Separação de zonas residenciais das comerciais
No mesmo artigo, destacou-se que zoneamentos que restringem usos comerciais em zonas residenciais e vice-versa induzem pessoas a dependerem mais do carro como meio de transporte, mas não é só isso. Se você dificulta a atividade comercial em bairros residenciais – como nas áreas residenciais predominantes (ARPs) –, você terá um esvaziamento dessa região durante o horário comercial, tornando-os inseguros. A recíproca também é válida: dificultar o uso residencial em zonas comerciais faz com que essas regiões se tornem inseguras fora do horário comercial. Exemplo claro disso é o calçadão da Felipe Schmidtt e seus afluentes: nos poucos minutos que separam as 18:30 das 19:30, percebemos uma região pulsante se tornar inóspita.
Afastamentos excessivos do pavimento térreo de edificações
Em Morte e Vida de Grandes Cidades, a urbanista Jane Jacobs destaca que os edifícios de uma rua devem estar preparados para receber estranhos e a eles prover segurança – o meio para tanto é provendo os “olhares para a rua”.
Quando não há olhos para a rua, não há pessoas nas edificações involuntariamente cuidando dos transeuntes. É isso que acontece quando exigimos grandes afastamentos no pavimento térreo das edificações, pois distanciamos os olhares que portarias, lojas, restaurantes poderiam prover para a rua.
Assim, independentemente da quantidade de pavimentos de uma edificação, é ideal que o pavimento térreo e seus usos estejam o mais próximo possível da calçada, senão fica reduzido o potencial gerador de segurança de um prédio.
Há uma alternativa?
Quando colocamos um Plano Diretor disfuncional para vigorar, é provável que deixe cicatrizes permanentes na cidade – afinal, depois que um prédio é levantado, é muito caro dar-lhe uma nova forma, o melhor custo benefício segue em edificar em outros terrenos. Isso traz pouco alento ao encararmos as características urbanas destacadas acima.

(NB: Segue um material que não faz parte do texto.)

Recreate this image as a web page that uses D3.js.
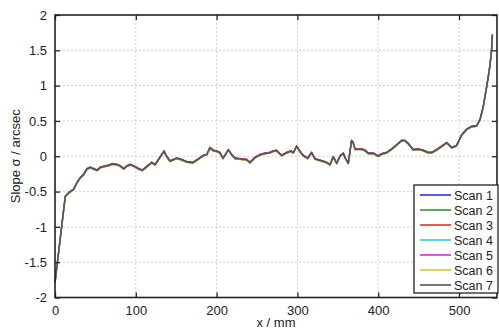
<!DOCTYPE html>
<html>
<head>
<meta charset="utf-8">
<script src="https://cdn.jsdelivr.net/npm/d3@7"></script>
<style>
  body { margin: 0; background: #fff; }
  svg { display: block; font-family: "Liberation Sans", Arial, sans-serif; }
</style>
</head>
<body>
<div id="chart"></div>
<script>
// dimensions of the picture
var width = 499;
var height = 330;
var margin = { top: 15, right: 2, bottom: 32, left: 55 };

// slope profile (x in mm, slope in arcsec)
var xValues = [0, 12.7, 17, 23, 27, 31, 35.5, 39.6, 43.7, 47.9, 52, 56, 62.3, 66.5, 70.5, 76.7, 80.8, 85, 89, 93.2,
  97.4, 103.6, 108, 113.5, 119.7, 123.8, 127.9, 135, 138, 142.3, 146.4, 150.5, 156.8, 163, 171, 177.4, 183.5, 187.7,
  191.8, 196, 200, 204, 208, 214.5, 218.7, 222.8, 229, 237, 241.3, 247.5, 253.7, 260, 266, 270, 274, 280.6, 286.8,
  292, 295, 299, 303, 307, 312.7, 317.6, 321.8, 328, 336, 340.3, 344.4, 348.6, 352.7, 356.8, 359.8, 363, 367, 369,
  371.3, 379.6, 383.7, 387.7, 394, 400, 404, 410.5, 416.7, 423, 429, 433, 437, 443.4, 449.6, 455.8, 462, 466, 472.4,
  478.6, 484.8, 491, 497, 503.3, 509.5, 515.7, 521.9, 526, 530, 534.3, 537.5, 540, 541.3];
var slopeValues = [-1.79, -0.57, -0.52, -0.47, -0.38, -0.31, -0.26, -0.18, -0.16, -0.18, -0.20, -0.16, -0.14, -0.13, -0.11, -0.12, -0.14, -0.18, -0.14, -0.12,
  -0.14, -0.18, -0.20, -0.15, -0.09, -0.12, -0.05, 0.07, 0.00, -0.07, -0.05, -0.03, -0.05, -0.08, -0.09, -0.04, 0.01, 0.02,
  0.12, 0.08, 0.07, 0.05, -0.03, 0.09, 0.02, -0.03, -0.04, -0.05, -0.09, -0.02, 0.02, 0.04, 0.05, 0.07, 0.08, 0.01, 0.05,
  0.07, 0.05, 0.14, 0.07, 0.01, -0.03, 0.05, -0.04, -0.06, -0.09, -0.12, -0.01, -0.10, 0.00, 0.04, -0.04, -0.10, 0.22, 0.19,
  0.10, 0.10, 0.08, 0.04, 0.04, 0.00, 0.03, 0.05, 0.10, 0.16, 0.22, 0.22, 0.18, 0.09, 0.10, 0.08, 0.05, 0.05, 0.09,
  0.14, 0.19, 0.12, 0.15, 0.30, 0.38, 0.42, 0.43, 0.52, 0.70, 0.99, 1.22, 1.46, 1.72];

// seven scans, nearly identical: small offsets seen as colour fringes
var scanNames = ["Scan 1", "Scan 2", "Scan 3", "Scan 4", "Scan 5", "Scan 6", "Scan 7"];
var scanColors = ["#3333dd", "#2e9a2e", "#e03030", "#33cccc", "#cc33cc", "#cccc33", "#555555"];
var scanOffsets = [0.006, -0.006, 0.008, -0.004, 0.004, -0.008, 0];

var xTicks = [0, 100, 200, 300, 400, 500];
var yTicks = [-2, -1.5, -1, -0.5, 0, 0.5, 1, 1.5, 2];

var svg = d3.select("#chart").append("svg")
  .attr("width", width)
  .attr("height", height);

var x = d3.scaleLinear().domain([0, 547]).range([margin.left, width - margin.right]);
var y = d3.scaleLinear().domain([-2, 2]).range([height - margin.bottom - 0.5, margin.top]);

var x0 = x.range()[0], x1 = x.range()[1];
var y0 = y.range()[0], y1 = y.range()[1];

// dashed grid
svg.append("g").selectAll("line")
  .data(xTicks.slice(1))
  .enter().append("line")
  .attr("x1", d => x(d)).attr("x2", d => x(d))
  .attr("y1", y1).attr("y2", y0)
  .style("stroke", "#cfcfcf").style("stroke-dasharray", "2,2");
svg.append("g").selectAll("line")
  .data(yTicks.slice(1, -1))
  .enter().append("line")
  .attr("x1", x0).attr("x2", x1)
  .attr("y1", d => y(d)).attr("y2", d => y(d))
  .style("stroke", "#cfcfcf").style("stroke-dasharray", "2,2");

// the scans
var line = d3.line()
  .x((d, i) => x(xValues[i]))
  .y(d => y(d));

scanNames.forEach(function(name, k) {
  svg.append("path")
    .datum(slopeValues.map(v => v + scanOffsets[k]))
    .attr("d", line)
    .style("fill", "none")
    .style("stroke", scanColors[k])
    .style("stroke-width", k == 6 ? 1.6 : 1.2)
    .style("stroke-linejoin", "round");
});

// axes with inward ticks on all four sides
var plainNumber = d => String(d);   // keep a hyphen minus like the original
var axisBottom = d3.axisBottom(x).tickValues(xTicks).tickSizeInner(-5).tickSizeOuter(0).tickPadding(8).tickFormat(plainNumber);
var axisTop = d3.axisTop(x).tickValues(xTicks).tickSizeInner(-5).tickSizeOuter(0).tickFormat("");
var axisLeft = d3.axisLeft(y).tickValues(yTicks).tickSizeInner(-5).tickSizeOuter(0).tickPadding(8).tickFormat(plainNumber);
var axisRight = d3.axisRight(y).tickValues(yTicks).tickSizeInner(-5).tickSizeOuter(0).tickFormat("");

function styleAxis(g) {
  g.select(".domain").remove();
  g.selectAll(".tick line").style("stroke", "#222").style("stroke-width", 1.3);
  g.selectAll("text").style("font-size", "13px").style("fill", "#222").style("font-family", "Liberation Sans, Arial, sans-serif");
}

svg.append("g").attr("transform", "translate(0," + y0 + ")").call(axisBottom).call(styleAxis);
svg.append("g").attr("transform", "translate(0," + y1 + ")").call(axisTop).call(styleAxis);
svg.append("g").attr("transform", "translate(" + x0 + ",0)").call(axisLeft).call(styleAxis);
svg.append("g").attr("transform", "translate(" + x1 + ",0)").call(axisRight).call(styleAxis);

// box round the plot
svg.append("rect")
  .attr("x", x0).attr("y", y1)
  .attr("width", x1 - x0).attr("height", y0 - y1)
  .style("fill", "none").style("stroke", "#222").style("stroke-width", 1.6);

// axis labels
svg.append("text")
  .attr("x", (x0 + x1) / 2).attr("y", 327)
  .attr("text-anchor", "middle")
  .style("font-size", "13px").style("fill", "#222")
  .text("x / mm");
svg.append("text")
  .attr("transform", "translate(20," + ((y0 + y1) / 2) + ") rotate(-90)")
  .attr("text-anchor", "middle")
  .style("font-size", "13px").style("fill", "#222")
  .text("Slope σ / arcsec");

// legend
var legend = svg.append("g").attr("transform", "translate(414,185)");
legend.append("rect")
  .attr("width", 84).attr("height", 108)
  .style("fill", "#fff").style("stroke", "#222").style("stroke-width", 1.3);
scanNames.forEach(function(name, k) {
  var ly = 10 + k * 15;
  legend.append("line")
    .attr("x1", 6).attr("x2", 37)
    .attr("y1", ly).attr("y2", ly)
    .style("stroke", scanColors[k]).style("stroke-width", 1.6);
  legend.append("text")
    .attr("x", 40).attr("y", ly + 4.5)
    .style("font-size", "12.5px").style("fill", "#222")
    .text(name);
});
</script>
</body>
</html>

Contudo, mais importante do que lamentar os erros cometidos no passado é aproveitar as oportunidades para colocar a política urbana em uma nova rota – sobretudo em uma cidade com tanto potencial de crescimento. Nesse sentido, com a obrigação de se rever o Plano Diretor até o final de 2024 (conforme o artigo 336 da Lei Complementar Municipal nº 482 de 2014), estamos diante da oportunidade de transformar Florianópolis em uma cidade mais segura.
Para tanto, precisamos discutir o assunto a sério. Não podemos deixar o Plano se tornar um espaço de caprichos estéticos ou ideológicos – como o princípio da “apropriação social da mais valia oriunda das alterações dos índices de construção”, inscrito no artigo 8º, X, do Plano Diretor. Essa missão está nas mãos dos vereadores, e cabe a nós pressionar para que votem por uma cidade mais segura.